Face à des drames de ce type, une question m’obsède : à quel moment un événement fait-il basculer l’histoire ? Il y a quelques jours, en préparant un article, j’effectuais des recherches sur la nuit de cristal, lors de laquelle les Juifs d’Allemagne furent tués ou violentés, leurs commerces et leurs lieux de culte saccagés, le 9 novembre 1938. L’occasion de me rendre compte que j’étais incapable de me souvenir de son élément déclencheur – à savoir l’attentat perpétué contre Ernst vom Rath, un secrétaire de l’ambassade allemande à Paris. Celui-ci succomba à ses blessures après avoir été tué à coups de pistolet par le jeune Herschel Grynszpan, un Juif d’origine allemande qui avait alors 17 ans. À vrai dire, il est abusif de parler d’“élément déclencheur” : si les nazis voulurent faire croire que cet événement avait déclenché des violences spontanées, ce sont bien eux qui orchestrèrent ces atrocités. Je précise que je ne cherche pas ici à comparer l’administration Trump au régime hitlérien ; ce qui m’interpelle, c’est la difficulté que nous avons à identifier ce qui peut faire basculer l’opinion, ce qui la rend capable d’encaisser le passage à une violence débridée. La mort de Kirk sera-t-elle l’un de ces faits oubliés des décennies après mais qui auront infléchi le cours de l’histoire, en fournissant un prétexte idéal à certains pour franchir une étape supplémentaire vers la brutalisation politique ?

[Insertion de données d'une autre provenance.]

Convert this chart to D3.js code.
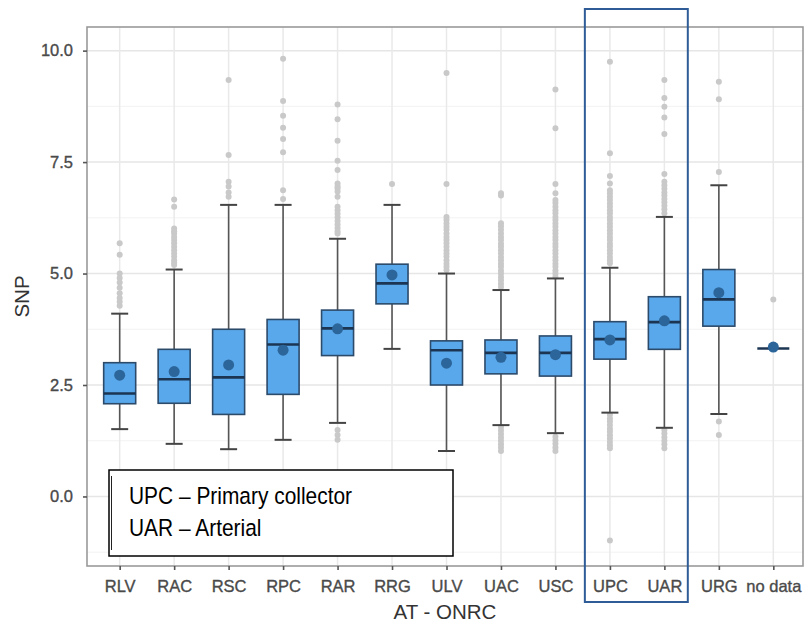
<!DOCTYPE html>
<html>
<head>
<meta charset="utf-8">
<script src="https://cdn.jsdelivr.net/npm/d3@7/dist/d3.min.js"></script>
<style>
  html, body { margin: 0; padding: 0; background: #fff; }
  svg { display: block; }
</style>
</head>
<body>
<svg id="chart" width="806" height="623"></svg>
<script>
// Road classes (AT - ONRC) and SNP box-plot statistics
const categories = ["RLV", "RAC", "RSC", "RPC", "RAR", "RRG", "ULV", "UAC", "USC", "UPC", "UAR", "URG", "no data"];
const lowerWhisker = [1.51, 1.18, 1.06, 1.27, 1.65, 3.31, 1.02, 1.60, 1.42, 1.88, 1.54, 1.85, 3.32];
const q1Values     = [2.08, 2.09, 1.84, 2.29, 3.16, 4.32, 2.50, 2.75, 2.70, 3.08, 3.30, 3.82, 3.32];
const medians      = [2.31, 2.63, 2.67, 3.41, 3.77, 4.78, 3.28, 3.22, 3.22, 3.53, 3.91, 4.42, 3.32];
const q3Values     = [3.00, 3.30, 3.75, 3.97, 4.18, 5.21, 3.49, 3.51, 3.60, 3.92, 4.48, 5.09, 3.32];
const upperWhisker = [4.10, 5.09, 6.54, 6.54, 5.78, 6.54, 5.00, 4.63, 4.89, 5.13, 6.27, 6.98, 3.32];
const means        = [2.72, 2.80, 2.95, 3.28, 3.76, 4.97, 2.99, 3.12, 3.18, 3.51, 3.94, 4.57, 3.35];
const outliers = [
  [5.68, 5.42, 5.0, 4.9, 4.8, 4.68, 4.56, 4.45, 4.37, 4.28],
  [6.66, 6.5, 6.01, 5.95, 5.9, 5.82, 5.75, 5.68, 5.6, 5.52, 5.45, 5.38, 5.3, 5.24, 5.19],
  [9.34, 7.66, 7.06, 6.95, 6.82, 6.72],
  [9.82, 8.87, 8.54, 8.27, 8.02, 7.72, 6.87, 6.67],
  [8.79, 8.46, 7.98, 7.53, 7.32, 7.02, 6.95, 6.91, 6.84, 6.72, 6.5, 6.42, 6.34, 6.26, 6.18, 6.1, 6.02, 5.95, 5.9, 1.49, 1.38, 1.27],
  [7.01],
  [9.5, 7.01, 6.27, 6.2, 6.12, 6.05, 5.98, 5.9, 5.82, 5.75, 5.68, 5.6, 5.52, 5.45, 5.38, 5.3, 5.22, 5.15, 5.08],
  [6.8, 6.75, 6.13, 6.06, 5.98, 5.9, 5.82, 5.75, 5.67, 5.6, 5.52, 5.45, 5.37, 5.3, 5.22, 5.15, 5.07, 5.0, 4.92, 4.85, 4.77, 4.7,
   1.56, 1.48, 1.4, 1.32, 1.25, 1.17, 1.1, 1.02],
  [9.13, 8.26, 7.01, 6.8, 6.65, 6.58, 6.5, 6.42, 6.35, 6.27, 6.2, 6.12, 6.05, 5.97, 5.9, 5.82, 5.75, 5.67, 5.6, 5.52, 5.45, 5.37,
   5.3, 5.22, 5.15, 5.07, 5.0, 4.93, 1.34, 1.26, 1.18, 1.1, 1.02],
  [9.75, 7.7, 7.19, 7.02, 6.87, 6.8, 6.72, 6.65, 6.57, 6.5, 6.42, 6.35, 6.27, 6.2, 6.12, 6.05, 5.97, 5.9, 5.82, 5.75, 5.67, 5.6,
   5.52, 5.45, 5.37, 5.3, 5.23, 1.83, 1.75, 1.68, 1.6, 1.52, 1.45, 1.37, 1.3, 1.22, 1.15, 1.08, -0.99],
  [9.34, 8.94, 8.74, 8.5, 8.13, 7.23, 7.06, 6.98, 6.9, 6.82, 6.75, 6.67, 6.6, 6.52, 6.44, 6.35, 1.49, 1.41, 1.33, 1.25, 1.17, 1.08],
  [9.3, 8.91, 7.28, 1.68, 1.38],
  [4.42]
];
const yTicks = [0, 2.5, 5, 7.5, 10];
const yMinorTicks = [-1.25, 1.25, 3.75, 6.25, 8.75];
const legendLines = ["UPC \u2013 Primary collector", "UAR \u2013 Arterial"];
const highlighted = ["UPC", "UAR"];

const svg = d3.select("#chart");
const panel = { left: 87, right: 803, top: 27, bottom: 566 };
const fontFamily = "'Liberation Sans', Arial, sans-serif";

const x = d3.scalePoint().domain(categories).range([87, 806]).padding(0.6);
const y = d3.scaleLinear().domain([-1.56, 10.53]).range([panel.bottom, panel.top]);

const boxWidth = 32;
const capWidth = 17;
const fmt = d3.format(".1f");

// panel background
svg.append("rect")
  .attr("x", panel.left).attr("y", panel.top)
  .attr("width", panel.right - panel.left).attr("height", panel.bottom - panel.top)
  .attr("fill", "#fff");

// grid lines
const grid = svg.append("g");
grid.selectAll("line.minor").data(yMinorTicks).join("line")
  .attr("x1", panel.left).attr("x2", panel.right)
  .attr("y1", d => y(d)).attr("y2", d => y(d))
  .attr("stroke", "#f2f2f2").attr("stroke-width", 1);
grid.selectAll("line.major").data(yTicks).join("line")
  .attr("x1", panel.left).attr("x2", panel.right)
  .attr("y1", d => y(d)).attr("y2", d => y(d))
  .attr("stroke", "#e6e6e6").attr("stroke-width", 1.5);
grid.selectAll("line.vert").data(categories).join("line")
  .attr("x1", d => x(d)).attr("x2", d => x(d))
  .attr("y1", panel.top).attr("y2", panel.bottom)
  .attr("stroke", "#e9e9e9").attr("stroke-width", 1.5);

// outlier points
const rows = categories.map((c, i) => ({
  cat: c, lo: lowerWhisker[i], q1: q1Values[i], med: medians[i],
  q3: q3Values[i], hi: upperWhisker[i], mean: means[i], out: outliers[i]
}));

const outG = svg.append("g");
rows.forEach(r => {
  outG.selectAll(null).data(r.out).join("circle")
    .attr("cx", x(r.cat)).attr("cy", d => y(d)).attr("r", 3)
    .attr("fill", "#c9c9c9");
});

// whiskers and caps
const boxes = svg.append("g").selectAll("g").data(rows).join("g")
  .attr("transform", d => `translate(${x(d.cat)},0)`);

boxes.append("line")
  .attr("y1", d => y(d.hi)).attr("y2", d => y(d.lo))
  .attr("stroke", "#555").attr("stroke-width", 1.6);
boxes.filter(d => d.hi !== d.q3).append("line")
  .attr("x1", -capWidth / 2).attr("x2", capWidth / 2)
  .attr("y1", d => y(d.hi)).attr("y2", d => y(d.hi))
  .attr("stroke", "#444").attr("stroke-width", 2);
boxes.filter(d => d.lo !== d.q1).append("line")
  .attr("x1", -capWidth / 2).attr("x2", capWidth / 2)
  .attr("y1", d => y(d.lo)).attr("y2", d => y(d.lo))
  .attr("stroke", "#444").attr("stroke-width", 2);

// boxes
boxes.append("rect")
  .attr("x", -boxWidth / 2).attr("width", boxWidth)
  .attr("y", d => y(d.q3)).attr("height", d => y(d.q1) - y(d.q3))
  .attr("fill", "#5aa8ec").attr("stroke", "#2c4a6a").attr("stroke-width", 1.6);

// median
boxes.append("line")
  .attr("x1", -boxWidth / 2).attr("x2", boxWidth / 2)
  .attr("y1", d => y(d.med)).attr("y2", d => y(d.med))
  .attr("stroke", "#1b3552").attr("stroke-width", 2.6);

// mean
boxes.append("circle")
  .attr("cy", d => y(d.mean)).attr("r", 5.5)
  .attr("fill", "#2b6599");

// panel border
svg.append("rect")
  .attr("x", panel.left).attr("y", panel.top)
  .attr("width", panel.right - panel.left).attr("height", panel.bottom - panel.top)
  .attr("fill", "none").attr("stroke", "#9a9a9a").attr("stroke-width", 1.6);

// axes
const yAxis = svg.append("g")
  .attr("transform", `translate(${panel.left},0)`)
  .call(d3.axisLeft(y).tickValues(yTicks).tickFormat(fmt).tickSize(4).tickPadding(10));
const xAxis = svg.append("g")
  .attr("transform", `translate(0,${panel.bottom})`)
  .call(d3.axisBottom(x).tickSize(4).tickPadding(10));
[yAxis, xAxis].forEach(a => {
  a.select(".domain").remove();
  a.selectAll(".tick line").attr("stroke", "#555").attr("stroke-width", 1.6);
  a.selectAll(".tick text")
    .attr("fill", "#4a4a4a")
    .attr("stroke", "#4a4a4a").attr("stroke-width", 0.35)
    .style("font-family", fontFamily)
    .style("font-size", "16.5px");
});

// axis titles
svg.append("text")
  .attr("transform", `translate(21,${(panel.top + panel.bottom) / 2}) rotate(-90)`)
  .attr("text-anchor", "middle").attr("dominant-baseline", "central")
  .attr("fill", "#333")
  .style("font-family", fontFamily).style("font-size", "20.5px")
  .text("SNP");
svg.append("text")
  .attr("x", (panel.left + panel.right) / 2).attr("y", 619)
  .attr("text-anchor", "middle")
  .attr("fill", "#333")
  .style("font-family", fontFamily).style("font-size", "20.5px")
  .text("AT - ONRC");

// legend box
const legend = svg.append("g");
legend.append("rect")
  .attr("x", 109).attr("y", 470).attr("width", 344).attr("height", 86)
  .attr("fill", "#fff").attr("stroke", "#000").attr("stroke-width", 1.5);
legend.append("line")
  .attr("x1", 111.5).attr("x2", 111.5).attr("y1", 476).attr("y2", 550)
  .attr("stroke", "#222").attr("stroke-width", 1);
legend.selectAll("text").data(legendLines).join("text")
  .attr("transform", (d, i) => `translate(129,${504 + i * 32}) scale(0.89,1)`)
  .attr("fill", "#000")
  .style("font-family", fontFamily).style("font-size", "23.5px")
  .text(d => d);

// highlight frame around the urban primary collector and arterial classes
const step = x.step();
const hx0 = x(highlighted[0]) - step * 0.46;
const hx1 = x(highlighted[highlighted.length - 1]) + step * 0.43;
svg.append("rect")
  .attr("x", hx0).attr("y", 9)
  .attr("width", hx1 - hx0).attr("height", 593)
  .attr("fill", "none").attr("stroke", "#2f5b96").attr("stroke-width", 2);
</script>
</body>
</html>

Après le décès du militant conservateur, Donald Trump, Elon Musk et des républicains se sont empressés d’accuser la gauche, “démon” responsable de sa mort d’après un conseiller de la Maison-Blanche, tandis que des pasteurs évangéliques et autres chrétiens conservateurs n’hésitent pas à le qualifier de “martyr”. Évidemment, ils omettent d’évoquer la montée de la violence vis-à-vis du camp adverse. En juin, l’élue démocrate Melissa Hortman et son mari ont été assassinés à leur domicile, tandis qu’un membre du Sénat du même État et son épouse ont été blessés. Quelques mois plus tôt, c’était le parti du Grand Capital qui était touché avec la mort de Brian Thompson, patron de l’assureur UnitedHealthcare, tué en pleine rue à New York. Son meurtrier, Luigi Mangione, est entretemps devenu une icône pour une partie de la gauche américaine qui n’hésite manifestement pas à prôner le recours à la force pour défendre ses valeurs.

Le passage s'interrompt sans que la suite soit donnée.